What started as a conversation on my deck became a labor of love. “Sharon, how did you do it? How did you get published?” My friend, Lisa, needed to know. She needed my help. She burned with the desire to write her parents’ love story - he had been a Jew and she the daughter of a Nazi - true story. Lisa had a passion to capture what she had witnessed as a powerful tale of love's blind ability to overcome obstacles.  


We founded our writers group of four and poked our way around words and each other. She had gotten about twenty thousand words on the page, yet with Lisa gone her parents’ story was unfinished. Grief and love for our beautiful friend and her dream compelled us to pledge our fidelity, our singular loyalty to the task of finishing her book. Three women of different writing styles would attempt to overlay voices with Lisa's original writer’s voice. The task was daunting. 

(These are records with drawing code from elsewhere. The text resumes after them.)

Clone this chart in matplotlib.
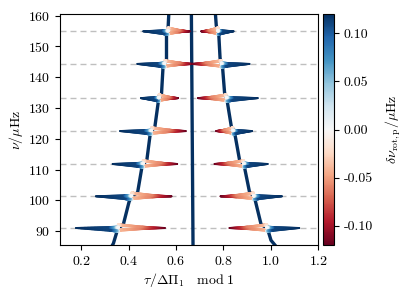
import numpy as np
import matplotlib
matplotlib.use("Agg")
import matplotlib.pyplot as plt
from matplotlib.collections import LineCollection
from matplotlib.colors import Normalize

plt.rcParams['font.family'] = 'serif'
plt.rcParams['font.serif'] = ['cmr10', 'DejaVu Serif']
plt.rcParams['mathtext.fontset'] = 'cm'
plt.rcParams['axes.formatter.use_mathtext'] = True
plt.rcParams['font.size'] = 10

# p-mode frequencies (dashed lines), muHz
p_nu = [91.0, 101.3, 111.8, 122.5, 133.2, 144.3, 154.9]

# m = -1 branch (left): backbone curve and spikes at each p mode
left_nu = [84.5, 86.0, 89.6, 91.0, 92.2, 99.5, 101.3, 102.5, 110.2, 111.8, 113.0, 120.8,
           122.5, 123.9, 131.8, 133.2, 134.6, 142.8, 144.3, 145.8, 153.6, 154.9, 156.4, 161.0]
left_x = [0.325, 0.336, 0.350, 0.357, 0.378, 0.402, 0.413, 0.438, 0.455, 0.462, 0.477, 0.490,
          0.497, 0.511, 0.525, 0.529, 0.539, 0.545, 0.553, 0.560, 0.560, 0.567, 0.567, 0.570]
left_junc = [0.357, 0.413, 0.462, 0.497, 0.529, 0.553, 0.567]
left_blue_tip = [0.178, 0.262, 0.333, 0.364, 0.452, 0.437, 0.462]
left_red_tip = [0.553, 0.581, 0.605, 0.641, 0.609, 0.672, 0.658]

# m = +1 branch (right)
right_nu = [84.5, 87.0, 89.8, 91.0, 92.2, 99.8, 101.3, 102.8, 110.4, 111.8, 113.2, 120.9,
            122.5, 124.2, 131.8, 133.2, 135.0, 142.8, 144.3, 146.2, 153.4, 154.9, 156.8, 161.0]
right_x = [1.028, 1.001, 0.990, 0.983, 0.959, 0.935, 0.927, 0.910, 0.890, 0.885, 0.868, 0.850,
           0.840, 0.833, 0.817, 0.812, 0.805, 0.797, 0.791, 0.786, 0.781, 0.777, 0.770, 0.766]
right_junc = [0.983, 0.927, 0.885, 0.840, 0.812, 0.791, 0.777]
right_blue_tip = [1.120, 1.047, 0.987, 0.921, 0.945, 0.910, 0.843]
right_red_tip = [0.826, 0.788, 0.763, 0.770, 0.693, 0.668, 0.707]

# m = 0 branch (centre)
centre_nu = [84.5, 161.0]
centre_x = [0.672, 0.665]

# colour value along a spike arm (fraction of arm length -> delta nu_rot,p)
blue_profile = ([0.0, 0.06, 0.2, 1.0], [0.0, 0.06, 0.11, 0.12])
red_profile = ([0.0, 0.05, 0.5, 0.7, 1.0], [-0.02, -0.04, -0.06, -0.09, -0.12])

cmap = plt.get_cmap('RdBu')
norm = Normalize(vmin=-0.12, vmax=0.12)


def gradient_path(ax, xs, ys, cs, lws, n=24):
    segs, vals, widths = [], [], []
    for i in range(len(xs) - 1):
        t = np.linspace(0, 1, n + 1)
        px = xs[i] + (xs[i + 1] - xs[i]) * t
        py = ys[i] + (ys[i + 1] - ys[i]) * t
        pc = cs[i] + (cs[i + 1] - cs[i]) * t
        pw = lws[i] + (lws[i + 1] - lws[i]) * t
        for k in range(n):
            segs.append([(px[k], py[k]), (px[k + 1], py[k + 1])])
            vals.append(0.5 * (pc[k] + pc[k + 1]))
            widths.append(0.5 * (pw[k] + pw[k + 1]))
    lc = LineCollection(segs, cmap=cmap, norm=norm, linewidths=widths,
                        capstyle='round', joinstyle='round', zorder=3)
    lc.set_array(np.array(vals))
    ax.add_collection(lc)


def arm(ax, xj, xt, nu, profile, dlo, dhi):
    fr, cv = profile
    # out along one edge, back along the other -> wedge
    xs_out = [xj + (xt - xj) * f for f in fr]
    ys_out = [nu + dlo * (1 - f) ** 1.5 for f in fr]
    xs_back = [xj + (xt - xj) * f for f in fr[::-1]]
    ys_back = [nu + dhi * (1 - f) ** 1.5 for f in fr[::-1]]
    w = [2.4 - 1.0 * f for f in fr]
    gradient_path(ax, xs_out + xs_back, ys_out + ys_back,
                  list(cv) + list(cv[::-1]), w + w[::-1])


fig = plt.figure(figsize=(4.1, 2.96), dpi=100)
ax = fig.add_axes([0.146, 0.172, 0.630, 0.781])
cax = fig.add_axes([0.787, 0.172, 0.028, 0.781])

for nu in p_nu:
    ax.axhline(nu, color='0.75', ls=(0, (4.3, 2.9)), lw=1.0, zorder=1)

dark = cmap(norm(0.12))
ax.plot(left_x, left_nu, color=dark, lw=2.4, zorder=2, solid_capstyle='round')
ax.plot(right_x, right_nu, color=dark, lw=2.4, zorder=2, solid_capstyle='round')
ax.plot(centre_x, centre_nu, color=dark, lw=2.4, zorder=2)

for i, nu in enumerate(p_nu):
    arm(ax, left_junc[i], left_red_tip[i], nu, red_profile, -0.7, 1.0)
    arm(ax, right_junc[i], right_red_tip[i], nu, red_profile, -0.7, 1.0)
    arm(ax, left_junc[i], left_blue_tip[i], nu, blue_profile, -1.0, 0.2)
    arm(ax, right_junc[i], right_blue_tip[i], nu, blue_profile, -1.0, 0.2)

ax.set_xlim(0.11, 1.2)
ax.set_ylim(85.45, 160.55)
ax.set_xticks([0.2, 0.4, 0.6, 0.8, 1.0, 1.2])
ax.set_yticks([90, 100, 110, 120, 130, 140, 150, 160])
ax.set_xlabel(r'$\tau/\Delta\Pi_1\quad\mathrm{mod}\ 1$', labelpad=2)
ax.set_ylabel(r'$\nu/\mu\mathrm{Hz}$', labelpad=2)

sm = plt.cm.ScalarMappable(cmap=cmap, norm=norm)
cb = fig.colorbar(sm, cax=cax, ticks=[-0.10, -0.05, 0.0, 0.05, 0.10], format='%.2f')
cb.set_label(r'$\delta\nu_{\mathrm{rot,p}}/\mu\mathrm{Hz}$', labelpad=8)

fig.savefig('out.png', dpi=100)
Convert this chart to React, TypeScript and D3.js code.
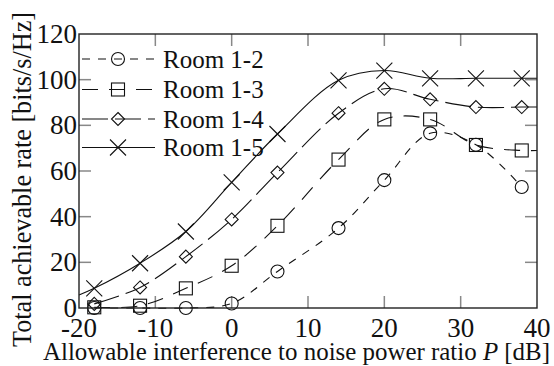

We met with Lisa's mother over tea to understand the facts remembered. We zoomed with her daughters or met at our favorite pub, O'Brien's. With the writing not being our own, we took risks and tried a variety of approaches to craft this love story, a story of her parents and of our own hearts grasping to stay true to our friend’s vision.


Many times we wanted to quit. Life got full and we didn't know where to go in the story. Lisa, however, is special. Her passion compelled us to listen to the characters. The first anniversary of her death passed in July. We had his story. We had her story, but we still didn't have their story. We didn't have a complete novel to gift her family.


Motivation, the mysterious mistress of writers, showed up. The words weren’t just waiting for us to notice anymore. They persuaded us to sit down and write. As the last two chapters came into view, We felt the flow of the words harnessed as a team pulling to the last sentence. "The end" happened even though we don't say that anymore, and we felt amazing! We did the nigh impossible.


Today we met with Lisa's family for the handoff. Our promise stood fulfilled. We had finished just in time. Often when we do not think we can or know how we will complete a challenge, we just need to hold on and push through. That decision of I can't is when an amazing opportunity waits just on the other side. The only thing we can't do is say, "I can't." We just cannot give up. At long last, our friend has her story, her mother knows her husband's love lives on, and our writers group has a feeling there’s nothing quite like.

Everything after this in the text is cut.